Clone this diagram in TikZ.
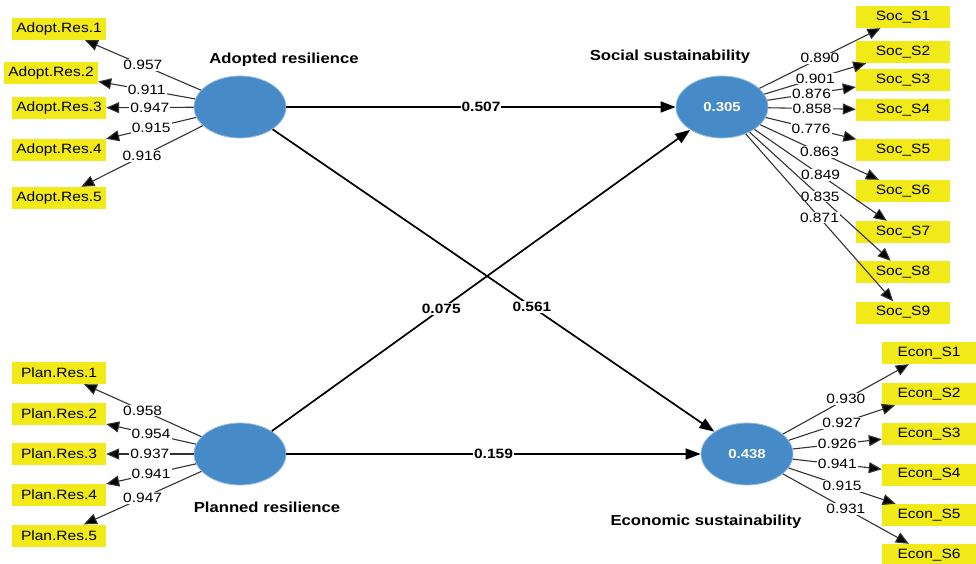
\documentclass[tikz,border=0pt]{standalone}
\usepackage{fontspec}
\setmainfont[FakeStretch=1.15]{Liberation Sans}
\usetikzlibrary{arrows.meta,shapes.geometric,positioning}
\definecolor{lvblue}{RGB}{70,138,200}
\definecolor{indyellow}{RGB}{242,234,24}

\begin{document}
\begin{tikzpicture}[x=1pt,y=-1pt,
    lv/.style={ellipse, fill=lvblue, draw=lvblue!55, line width=0.8pt, minimum width=92pt, minimum height=62pt, inner sep=0pt, text=white, font=\bfseries\fontsize{13}{13}\selectfont},
    ind/.style={rectangle, fill=indyellow, minimum width=94pt, minimum height=22pt, inner sep=0pt, font=\fontsize{13.5}{14}\selectfont},
    lvname/.style={font=\bfseries\fontsize{14.5}{15}\selectfont},
    load/.style={draw=black!80, line width=1.1pt, -{Triangle[length=13pt,width=11pt,fill=black]}},
    rel/.style={draw=black, line width=1.7pt, -{Triangle[length=15pt,width=11pt]}},
    num/.style={fill=white, inner sep=1pt, font=\fontsize{13.5}{14}\selectfont},
    bnum/.style={fill=white, inner sep=1pt, font=\bfseries\fontsize{13.5}{14}\selectfont}
]
\useasboundingbox (0,0) rectangle (976,564);

% ---- Variables latentes ----
\node[lv] (adopt) at (240,107) {};
\node[lv] (social) at (722,107) {0.305};
\node[lv] (plan) at (240,454) {};
\node[lv] (econ) at (747,454) {0.438};

\node[lvname] (adoptlab) at (284,60) {Adopted resilience};
\node[lvname] (sociallab) at (670,57) {Social sustainability};
\node[lvname] (planlab) at (267,507) {Planned resilience};
\node[lvname] (econlab) at (706,522) {Economic sustainability};

% ---- Adopted resilience (izquierda) ----
\node[ind] (ar1) at (59,29) {Adopt.Res.1};
\node[ind] (ar2) at (51,73) {Adopt.Res.2};
\node[ind] (ar3) at (59,108) {Adopt.Res.3};
\node[ind] (ar4) at (59,150) {Adopt.Res.4};
\node[ind] (ar5) at (59,198) {Adopt.Res.5};

\draw[load] (adopt) -- node[num] {0.957} (ar1);
\draw[load] (adopt) -- node[num] {0.911} (ar2);
\draw[load] (adopt) -- node[num] {0.947} (ar3);
\draw[load] (adopt) -- node[num] {0.915} (ar4);
\draw[load] (adopt) -- node[num] {0.916} (ar5);

% ---- Planned resilience (izquierda) ----
\node[ind] (pr1) at (59,373) {Plan.Res.1};
\node[ind] (pr2) at (59,413.5) {Plan.Res.2};
\node[ind] (pr3) at (59,454) {Plan.Res.3};
\node[ind] (pr4) at (59,494.5) {Plan.Res.4};
\node[ind] (pr5) at (59,535.5) {Plan.Res.5};

\draw[load] (plan) -- node[num] {0.958} (pr1);
\draw[load] (plan) -- node[num] {0.954} (pr2);
\draw[load] (plan) -- node[num] {0.937} (pr3);
\draw[load] (plan) -- node[num] {0.941} (pr4);
\draw[load] (plan) -- node[num] {0.947} (pr5);

% ---- Social sustainability (derecha) ----
\begin{scope}[every node/.append style={minimum width=96pt}]
\node[ind] (ss1) at (903,17) {Soc\_S1};
\node[ind] (ss2) at (903,52) {Soc\_S2};
\node[ind] (ss3) at (903,80) {Soc\_S3};
\node[ind] (ss4) at (903,110) {Soc\_S4};
\node[ind] (ss5) at (903,150.5) {Soc\_S5};
\node[ind] (ss6) at (903,191) {Soc\_S6};
\node[ind] (ss7) at (903,232) {Soc\_S7};
\node[ind] (ss8) at (903,272) {Soc\_S8};
\node[ind] (ss9) at (903,312.5) {Soc\_S9};
\end{scope}

\draw[load] (social) -- node[num] {0.890} (ss1);
\draw[load] (social) -- node[num] {0.901} (ss2);
\draw[load] (social) -- node[num] {0.876} (ss3);
\draw[load] (social) -- node[num] {0.858} (ss4);
\draw[load] (social) -- node[num] {0.776} (ss5);
\draw[load] (social) -- node[num] {0.863} (ss6);
\draw[load] (social) -- node[num] {0.849} (ss7);
\draw[load] (social) -- node[num] {0.835} (ss8);
\draw[load] (social) -- node[num] {0.871} (ss9);

% ---- Economic sustainability (derecha) ----
\node[ind] (es1) at (929,353) {Econ\_S1};
\node[ind] (es2) at (929,394) {Econ\_S2};
\node[ind] (es3) at (929,434) {Econ\_S3};
\node[ind] (es4) at (929,474.5) {Econ\_S4};
\node[ind] (es5) at (929,515) {Econ\_S5};
\node[ind] (es6) at (929,555) {Econ\_S6};

\draw[load] (econ) -- node[num] {0.930} (es1);
\draw[load] (econ) -- node[num] {0.927} (es2);
\draw[load] (econ) -- node[num] {0.926} (es3);
\draw[load] (econ) -- node[num] {0.941} (es4);
\draw[load] (econ) -- node[num] {0.915} (es5);
\draw[load] (econ) -- node[num] {0.931} (es6);

% ---- Relaciones estructurales ----
\draw[rel] (adopt) -- node[bnum] {0.507} (social);
\draw[rel] (plan) -- node[bnum] {0.159} (econ);
\draw[rel] (plan) -- node[bnum, pos=0.405] {0.075} (social);
\draw[rel] (adopt) -- node[bnum, pos=0.587] {0.561} (econ);

\end{tikzpicture}
\end{document}
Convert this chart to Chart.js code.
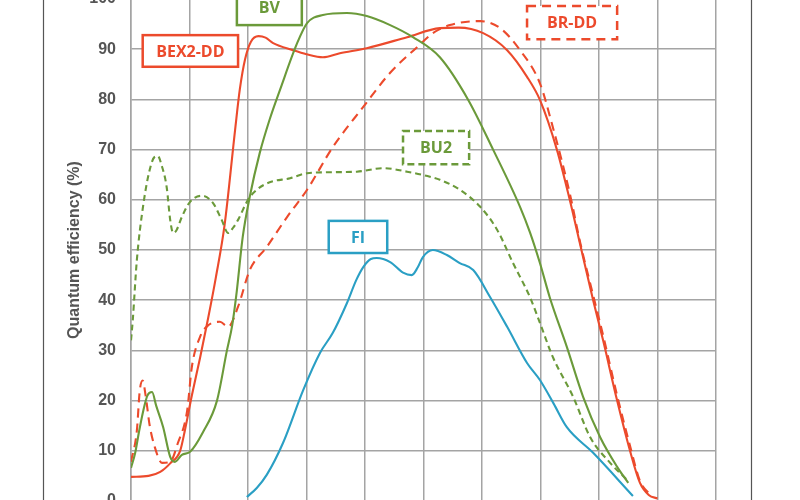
<!DOCTYPE html>
<html>
<head>
<meta charset="utf-8">
<script src="https://cdn.jsdelivr.net/npm/chart.js@4"></script>
<style>
  html, body { margin: 0; padding: 0; background: #fff; overflow: hidden; width: 800px; height: 500px; }
  #wrap { position: absolute; left: 0; top: -30px; width: 800px; height: 560px; }
</style>
</head>
<body>
<div id="wrap"><canvas id="qeChart" width="800" height="560"></canvas></div>
<script>
// wavelength (nm) / quantum efficiency (%)
const bexWl = [200, 230, 250, 267, 284, 292, 304, 318, 332, 345, 360, 378, 386, 395, 405, 418, 430, 443, 477, 500, 528, 557, 603, 672, 728, 760, 802, 843, 877, 899, 928, 950, 968, 990, 1007, 1031, 1053, 1070, 1085, 1100];
const bexQe = [4.8, 5.0, 5.8, 7.5, 10, 14, 21, 28.5, 36.5, 44.5, 55, 74, 82, 88, 91.5, 92.6, 92.3, 91.2, 89.8, 89, 88.4, 89.2, 90.2, 92.4, 94.2, 94.3, 93.2, 89.8, 84.5, 79.9, 70, 60, 51, 40, 32, 20, 10, 3.6, 1.2, 0.5];

const brWl = [200, 210, 215, 220, 225, 232, 240, 253, 267, 280, 296, 304, 318, 332, 352, 366, 383, 403, 432, 467, 501, 545, 597, 643, 689, 716, 745, 797, 831, 865, 899, 921, 950, 968, 990, 1007, 1031, 1053, 1070, 1090];
const brQe = [7.8, 14, 22, 24, 21, 15, 11, 7.6, 7.8, 11.5, 18, 26.7, 32.7, 35, 35.7, 34.7, 38.7, 46, 50.6, 56.6, 62, 70.5, 78.5, 85.3, 90.4, 93.2, 94.8, 95.6, 94.2, 89.8, 83.2, 74.5, 61.3, 51.4, 41, 33, 21, 11, 4, 1];

const bvWl = [200, 207, 214, 221, 228, 236, 243, 255, 267, 275, 287, 301, 323, 347, 364, 373, 380, 391, 403, 420, 437, 455, 484, 501, 528, 569, 603, 643, 682, 728, 776, 819, 865, 882, 899, 916, 945, 973, 1002, 1031, 1050];
const bvQe = [6.6, 9.5, 14, 18, 21, 21.7, 19, 14.7, 8.8, 7.8, 9.2, 9.8, 13.7, 20, 30, 35, 41, 52.6, 60.6, 69.3, 76, 82, 91.2, 95.2, 96.8, 97.2, 96.6, 94.8, 92.4, 88.4, 80, 70, 58.6, 53.5, 47.4, 40.5, 30.7, 20.7, 12.7, 6.8, 3.6];

const buWl = [200, 203, 210, 221, 232, 240, 246, 252, 261, 267, 272, 278, 287, 301, 321, 340, 355, 366, 375, 383, 400, 415, 437, 472, 501, 545, 586, 631, 672, 711, 728, 762, 797, 826, 853, 882, 899, 921, 956, 985, 1019, 1048];
const buQe = [32, 36, 48, 59, 66, 68.5, 68.7, 67, 62.5, 56, 53.4, 54, 56.6, 59.6, 60.8, 59.4, 56, 53.4, 54.5, 56, 60, 62, 63.5, 64.3, 65.3, 65.5, 65.6, 66.3, 65.6, 64.6, 64, 62, 58.6, 54, 47.4, 40.6, 35.5, 28.7, 20.7, 12.7, 7.6, 4.2];

const fiWl = [398, 415, 432, 460, 494, 523, 545, 569, 585, 597, 610, 620, 643, 665, 680, 690, 699, 716, 740, 762, 785, 814, 843, 877, 899, 922, 945, 990, 1058];
const fiQe = [0.8, 2.6, 5.2, 11.6, 22, 29.5, 33.5, 39.4, 44, 46.6, 48.2, 48.4, 47.6, 45.5, 45, 46.5, 48.6, 50, 49, 47.4, 46, 40.6, 34.7, 27.5, 24.1, 19.5, 14.7, 9.6, 1];

const yTicks = [0, 10, 20, 30, 40, 50, 60, 70, 80, 90, 100];

const RED = '#ec4a2c';
const GREEN = '#6b9a3a';
const TEAL = '#2a9fc4';

// label boxes, in data coordinates
const boxes = [
    { text: 'BEX2-DD', x0: 220, x1: 383, y0: 86.5, y1: 92.8, color: RED, dash: [] },
    { text: 'BV', x0: 381, x1: 492, y0: 94.8, y1: 102, color: GREEN, dash: [] },
    { text: 'BR-DD', x0: 877, x1: 1031, y0: 92.0, y1: 98.6, color: RED, dash: [9, 6] },
    { text: 'BU2', x0: 665, x1: 778, y0: 67.1, y1: 73.7, color: GREEN, dash: [7, 4] },
    { text: 'FI', x0: 538, x1: 638, y0: 49.4, y1: 55.8, color: TEAL, dash: [] },
];

function pts(wl, qe) {
    return wl.map((w, i) => ({ x: w, y: qe[i] }));
}

function series(label, wl, qe, color, dash) {
    return {
        label: label,
        data: pts(wl, qe),
        borderColor: color,
        backgroundColor: color,
        borderWidth: 2.1,
        borderDash: dash,
        showLine: true,
        pointRadius: 0,
        cubicInterpolationMode: 'monotone',
        fill: false,
    };
}

const boxPlugin = {
    id: 'boxes',
    afterDatasetsDraw(chart) {
        const { ctx, scales: { x, y } } = chart;
        ctx.save();
        boxes.forEach(b => {
            const l = x.getPixelForValue(b.x0), r = x.getPixelForValue(b.x1);
            const t = y.getPixelForValue(b.y1), btm = y.getPixelForValue(b.y0);
            ctx.fillStyle = '#fff';
            ctx.fillRect(l, t, r - l, btm - t);
            ctx.setLineDash(b.dash);
            ctx.lineWidth = 2.5;
            ctx.strokeStyle = b.color;
            ctx.strokeRect(l, t, r - l, btm - t);
            ctx.setLineDash([]);
            ctx.fillStyle = b.color;
            ctx.font = 'bold 16px "Open Sans"';
            ctx.textAlign = 'center';
            ctx.textBaseline = 'middle';
            ctx.fillText(b.text, (l + r) / 2, (t + btm) / 2 + 1);
        });
        ctx.restore();
    },
    afterDraw(chart) {
        // outer frame of the figure
        const ctx = chart.ctx;
        ctx.save();
        ctx.strokeStyle = '#555';
        ctx.lineWidth = 1.2;
        [43.5, 751.5].forEach(px => {
            ctx.beginPath();
            ctx.moveTo(px, 0);
            ctx.lineTo(px, chart.height);
            ctx.stroke();
        });
        ctx.restore();
    },
};

new Chart(document.getElementById('qeChart'), {
    type: 'scatter',
    data: {
        datasets: [
            series('FI', fiWl, fiQe, TEAL, []),
            series('BU2', buWl, buQe, GREEN, [6, 4]),
            series('BV', bvWl, bvQe, GREEN, []),
            series('BR-DD', brWl, brQe, RED, [9, 6]),
            series('BEX2-DD', bexWl, bexQe, RED, []),
        ],
    },
    options: {
        responsive: false,
        animation: false,
        devicePixelRatio: 1,
        layout: { padding: { left: 63, right: 84, top: 29, bottom: 0 } },
        plugins: { legend: { display: false }, tooltip: { enabled: false } },
        scales: {
            x: {
                type: 'linear',
                min: 200,
                max: 1200,
                afterFit: s => { s.height = 29; },
                grid: { color: '#a4a4a4', lineWidth: 1.5, drawTicks: false },
                border: { color: '#a4a4a4', width: 1.5 },
                ticks: { stepSize: 100, color: '#555', font: { size: 15, weight: 'bold' } },
            },
            y: {
                min: 0,
                max: 100,
                afterFit: s => { s.width = 68; },
                afterBuildTicks: s => { s.ticks = yTicks.map(v => ({ value: v })); },
                grid: { color: '#a4a4a4', lineWidth: 1.5, drawTicks: false },
                border: { color: '#a4a4a4', width: 1.5 },
                ticks: { padding: 15, color: '#555', font: { family: 'Liberation Sans', size: 16, weight: 'bold' } },
                title: {
                    display: true,
                    text: 'Quantum efficiency (%)',
                    color: '#555',
                    padding: { top: 2, bottom: 2 },
                    font: { family: 'Liberation Sans', size: 16, weight: 'bold' },
                },
            },
        },
    },
    plugins: [boxPlugin],
});
</script>
</body>
</html>
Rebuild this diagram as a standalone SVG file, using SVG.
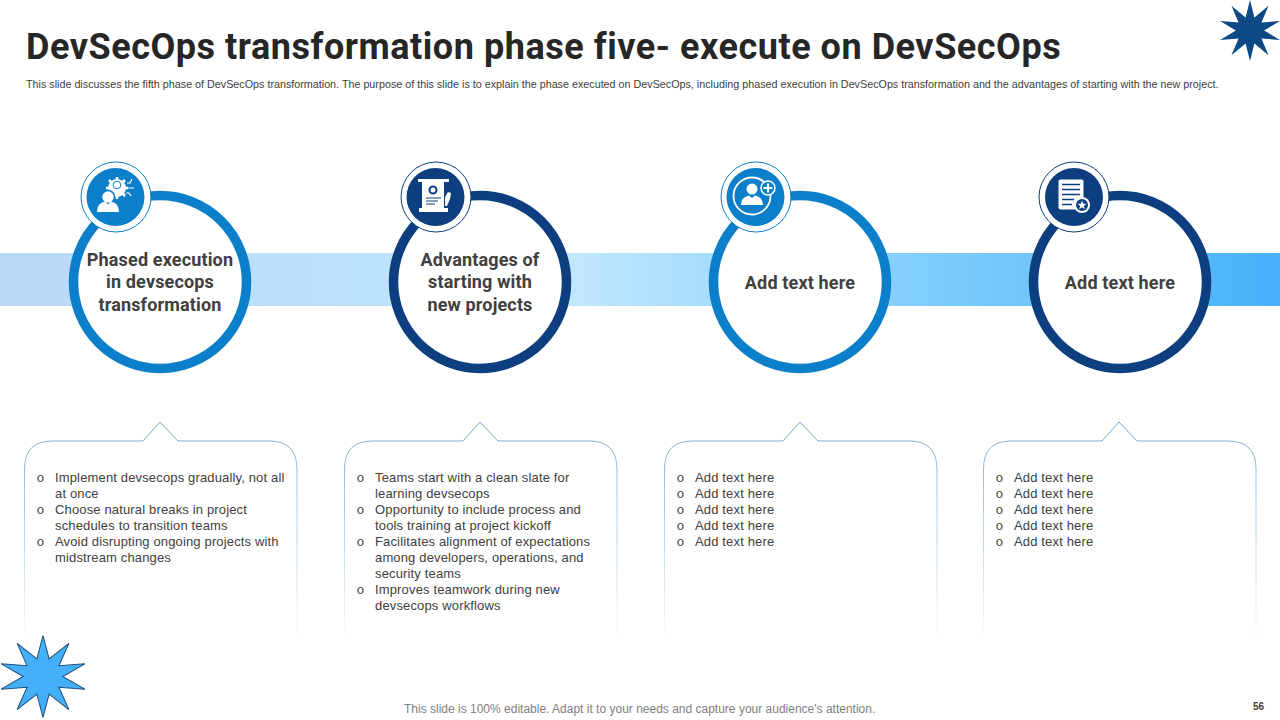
<svg xmlns="http://www.w3.org/2000/svg" xmlns:xlink="http://www.w3.org/1999/xlink" width="1280" height="720" viewBox="0 0 1280 720">
<style>
text{font-family:"Liberation Sans",Arial,sans-serif;fill:#404040}
.title{font-family:Roboto,"Liberation Sans",sans-serif;font-weight:700;font-size:36px;letter-spacing:.54px;fill:#262626}
.sub{font-size:10.76px;fill:#404040}
.head{font-family:Roboto,"Liberation Sans",sans-serif;font-weight:700;font-size:18px;letter-spacing:.15px;text-anchor:middle;fill:#404040}
.body{font-size:13px;letter-spacing:.15px}
.bul{font-family:"Liberation Mono",monospace;font-size:13px;fill:#404040}
.ringA{fill:#fff;stroke:#0b7fc9;stroke-width:9.5}
.ringB{fill:#fff;stroke:#0d3f80;stroke-width:9.5}
.halo{fill:#fff;stroke-width:1}
.w{fill:#fff}
</style>
<defs>
<linearGradient id="band" x1="0" x2="1" y1="0" y2="0">
<stop offset="0" stop-color="#bbd7f6"/>
<stop offset=".2" stop-color="#bcdffb"/>
<stop offset=".45" stop-color="#c0e7fd"/>
<stop offset=".7" stop-color="#85cffb"/>
<stop offset="1" stop-color="#48b1fb"/>
</linearGradient>
<linearGradient id="cardStroke" gradientUnits="userSpaceOnUse" x1="0" x2="0" y1="422" y2="645">
<stop offset="0" stop-color="#6fa6d2"/>
<stop offset=".35" stop-color="#a9cbe4"/>
<stop offset="1" stop-color="#ffffff"/>
</linearGradient>
<polygon id="star" points="0,-100 13.9,-42.8 58.8,-80.9 36.4,-26.5 95.1,-30.9 45,0 95.1,30.9 36.4,26.5 58.8,80.9 13.9,42.8 0,100 -13.9,42.8 -58.8,80.9 -36.4,26.5 -95.1,30.9 -45,0 -95.1,-30.9 -36.4,-26.5 -58.8,-80.9 -13.9,-42.8"/>
<path id="cardShape" d="M0.500,645 V469 Q0.500,441 28,441 H119 L136,422 L154,441 H245 Q273,441 273,469 V645"/>
</defs>

<rect id="band-bar" x="0" y="253" width="1280" height="53" fill="url(#band)"/>

<g id="title-block">
<text class="title" x="26" y="59">DevSecOps transformation phase five- execute on DevSecOps</text>
<text class="sub" x="26" y="88">This slide discusses the fifth phase of DevSecOps transformation. The purpose of this slide is to explain the phase executed on DevSecOps, including phased execution in DevSecOps transformation and the advantages of starting with the new project.</text>
</g>

<g id="star-top"><use href="#star" transform="translate(1250 30.500) scale(.315 .305)" fill="#0d4a85"/></g>
<g id="star-bottom"><use href="#star" transform="translate(43 676.500) scale(.44 .41)" fill="#45b0fa" stroke="#1f4e79" stroke-width="2.400"/></g>

<g id="connectors"></g>

<g id="node-1">
<circle class="ringA" cx="160" cy="282" r="86.500"/>
<circle class="halo" cx="116" cy="197" r="35" stroke="#0b7fc9"/>
<circle cx="115.500" cy="197" r="29" fill="#0b7fc9"/>
<g class="icon">
<circle class="w" cx="117" cy="188" r="9"/>
<path d="M117,177 v22 M106,188 h22 M109,180 l16,16 M125,180 l-16,16" stroke="#fff" stroke-width="2.500"/>
<circle cx="117" cy="185" r="3.800" fill="#fff" stroke="#0b7fc9" stroke-width="1"/>
<path d="M127,183 h3 l2,-4 M128,188 h6 M126,193 h3 l2,3" stroke="#fff" stroke-width="1.200" fill="none"/>
<circle cx="108" cy="197" r="6.500" fill="#fff" stroke="#0b7fc9" stroke-width="1.500"/>
<path d="M97,212 q0,-9 8,-10.500 l3,3 l3,-3 q8,1.500 8,10.500z" fill="#fff"/>
</g>
<text class="head" x="160" y="266">Phased execution</text>
<text class="head" x="160" y="288">in devsecops</text>
<text class="head" x="160" y="311">transformation</text>
</g>

<g id="node-2">
<circle class="ringB" cx="480" cy="282" r="86.500"/>
<circle class="halo" cx="436" cy="197" r="35" stroke="#0d3f80"/>
<circle cx="435.500" cy="197" r="29" fill="#0d3f80"/>
<g class="icon">
<rect class="w" x="418" y="179" width="31" height="3"/>
<rect class="w" x="422" y="182" width="22" height="26"/>
<circle cx="433" cy="190" r="3.500" fill="none" stroke="#0d3f80" stroke-width="2"/>
<path d="M426,198 h15 M426,201 h12 M426,204 h9" stroke="#0d3f80" stroke-width="1"/>
<rect class="w" x="419" y="208" width="29" height="4"/>
<path d="M445,206 l0,-9 l3,-5 l3,1 l-1,6 l-3,7z" fill="#fff"/>
</g>
<text class="head" x="480" y="266">Advantages of</text>
<text class="head" x="480" y="288">starting with</text>
<text class="head" x="480" y="311">new projects</text>
</g>

<g id="node-3">
<circle class="ringA" cx="800" cy="282" r="86.500"/>
<circle class="halo" cx="756" cy="197" r="35" stroke="#0b7fc9"/>
<circle cx="755.500" cy="197" r="29" fill="#0b7fc9"/>
<g class="icon">
<circle cx="752" cy="196" r="18.500" fill="none" stroke="#fff" stroke-width="1.800"/>
<circle class="w" cx="752" cy="189" r="5.500"/>
<path d="M741,205 q0,-8 8,-9.500 l3,2.500 l3,-2.500 q8,1.500 8,9.500z" fill="#fff"/>
<circle cx="768" cy="188" r="7" fill="#0b7fc9" stroke="#fff" stroke-width="1.500"/>
<path d="M768,183.500 v9 M763.500,188 h9" stroke="#fff" stroke-width="2.200"/>
</g>
<text class="head" x="800" y="289">Add text here</text>
</g>

<g id="node-4">
<circle class="ringB" cx="1120" cy="282" r="86.500"/>
<circle class="halo" cx="1074" cy="197" r="35" stroke="#0d3f80"/>
<circle cx="1074" cy="197" r="29" fill="#0d3f80"/>
<g class="icon">
<rect x="1058.500" y="179.500" width="25" height="30" rx="2" fill="#fff"/>
<path d="M1062,184.500 h18 M1062,189.500 h18 M1062,194.500 h18 M1062,199.500 h12 M1062,204.500 h10" stroke="#0d3f80" stroke-width="1.300"/>
<circle cx="1082" cy="205" r="8" fill="#fff"/>
<circle cx="1082" cy="205" r="6" fill="#0d3f80"/>
<polygon points="1082,200.500 1083.200,203.700 1086.500,203.800 1083.900,205.900 1084.800,209.200 1082,207.300 1079.200,209.200 1080.100,205.900 1077.500,203.800 1080.800,203.700" fill="#fff"/>
</g>
<text class="head" x="1120" y="289">Add text here</text>
</g>

<g id="card-1">
<use href="#cardShape" x="24" fill="none" stroke="url(#cardStroke)"/>
<text class="bul" x="36.500" y="482">o</text>
<text class="body" x="55" y="482">Implement devsecops gradually, not all</text>
<text class="body" x="55" y="498">at once</text>
<text class="bul" x="36.500" y="514">o</text>
<text class="body" x="55" y="514">Choose natural breaks in project</text>
<text class="body" x="55" y="530">schedules to transition teams</text>
<text class="bul" x="36.500" y="546">o</text>
<text class="body" x="55" y="546">Avoid disrupting ongoing projects with</text>
<text class="body" x="55" y="562">midstream changes</text>
</g>

<g id="card-2">
<use href="#cardShape" x="344" fill="none" stroke="url(#cardStroke)"/>
<text class="bul" x="356.500" y="482">o</text>
<text class="body" x="375" y="482">Teams start with a clean slate for</text>
<text class="body" x="375" y="498">learning devsecops</text>
<text class="bul" x="356.500" y="514">o</text>
<text class="body" x="375" y="514">Opportunity to include process and</text>
<text class="body" x="375" y="530">tools training at project kickoff</text>
<text class="bul" x="356.500" y="546">o</text>
<text class="body" x="375" y="546">Facilitates alignment of expectations</text>
<text class="body" x="375" y="562">among developers, operations, and</text>
<text class="body" x="375" y="578">security teams</text>
<text class="bul" x="356.500" y="594">o</text>
<text class="body" x="375" y="594">Improves teamwork during new</text>
<text class="body" x="375" y="610">devsecops workflows</text>
</g>

<g id="card-3">
<use href="#cardShape" x="664" fill="none" stroke="url(#cardStroke)"/>
<text class="bul" x="676.500" y="482">o</text><text class="body" x="695" y="482">Add text here</text>
<text class="bul" x="676.500" y="498">o</text><text class="body" x="695" y="498">Add text here</text>
<text class="bul" x="676.500" y="514">o</text><text class="body" x="695" y="514">Add text here</text>
<text class="bul" x="676.500" y="530">o</text><text class="body" x="695" y="530">Add text here</text>
<text class="bul" x="676.500" y="546">o</text><text class="body" x="695" y="546">Add text here</text>
</g>

<g id="card-4">
<use href="#cardShape" x="983" fill="none" stroke="url(#cardStroke)"/>
<text class="bul" x="995.500" y="482">o</text><text class="body" x="1014" y="482">Add text here</text>
<text class="bul" x="995.500" y="498">o</text><text class="body" x="1014" y="498">Add text here</text>
<text class="bul" x="995.500" y="514">o</text><text class="body" x="1014" y="514">Add text here</text>
<text class="bul" x="995.500" y="530">o</text><text class="body" x="1014" y="530">Add text here</text>
<text class="bul" x="995.500" y="546">o</text><text class="body" x="1014" y="546">Add text here</text>
</g>

<g id="footer">
<text x="404" y="713" font-size="12" style="fill:#7f7f7f">This slide is 100% editable. Adapt it to your needs and capture your audience's attention.</text>
<text x="1253" y="710" font-size="10" font-weight="700" style="fill:#404040">56</text>
</g>
</svg>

——

▸ **Stated goal**: Give only the lines from the one with "Convert this chart to Chart.js code." to the one with "21, 11, 4, 1];", both included, again and exactly; leave the images out.

▸ **Response for this exercise**:
Convert this chart to Chart.js code.
<!DOCTYPE html>
<html>
<head>
<meta charset="utf-8">
<script src="https://cdn.jsdelivr.net/npm/chart.js@4"></script>
<style>
  html, body { margin: 0; padding: 0; background: #fff; overflow: hidden; width: 800px; height: 500px; }
  #wrap { position: absolute; left: 0; top: -30px; width: 800px; height: 560px; }
</style>
</head>
<body>
<div id="wrap"><canvas id="qeChart" width="800" height="560"></canvas></div>
<script>
// wavelength (nm) / quantum efficiency (%)
const bexWl = [200, 230, 250, 267, 284, 292, 304, 318, 332, 345, 360, 378, 386, 395, 405, 418, 430, 443, 477, 500, 528, 557, 603, 672, 728, 760, 802, 843, 877, 899, 928, 950, 968, 990, 1007, 1031, 1053, 1070, 1085, 1100];
const bexQe = [4.8, 5.0, 5.8, 7.5, 10, 14, 21, 28.5, 36.5, 44.5, 55, 74, 82, 88, 91.5, 92.6, 92.3, 91.2, 89.8, 89, 88.4, 89.2, 90.2, 92.4, 94.2, 94.3, 93.2, 89.8, 84.5, 79.9, 70, 60, 51, 40, 32, 20, 10, 3.6, 1.2, 0.5];

const brWl = [200, 210, 215, 220, 225, 232, 240, 253, 267, 280, 296, 304, 318, 332, 352, 366, 383, 403, 432, 467, 501, 545, 597, 643, 689, 716, 745, 797, 831, 865, 899, 921, 950, 968, 990, 1007, 1031, 1053, 1070, 1090];
const brQe = [7.8, 14, 22, 24, 21, 15, 11, 7.6, 7.8, 11.5, 18, 26.7, 32.7, 35, 35.7, 34.7, 38.7, 46, 50.6, 56.6, 62, 70.5, 78.5, 85.3, 90.4, 93.2, 94.8, 95.6, 94.2, 89.8, 83.2, 74.5, 61.3, 51.4, 41, 33, 21, 11, 4, 1];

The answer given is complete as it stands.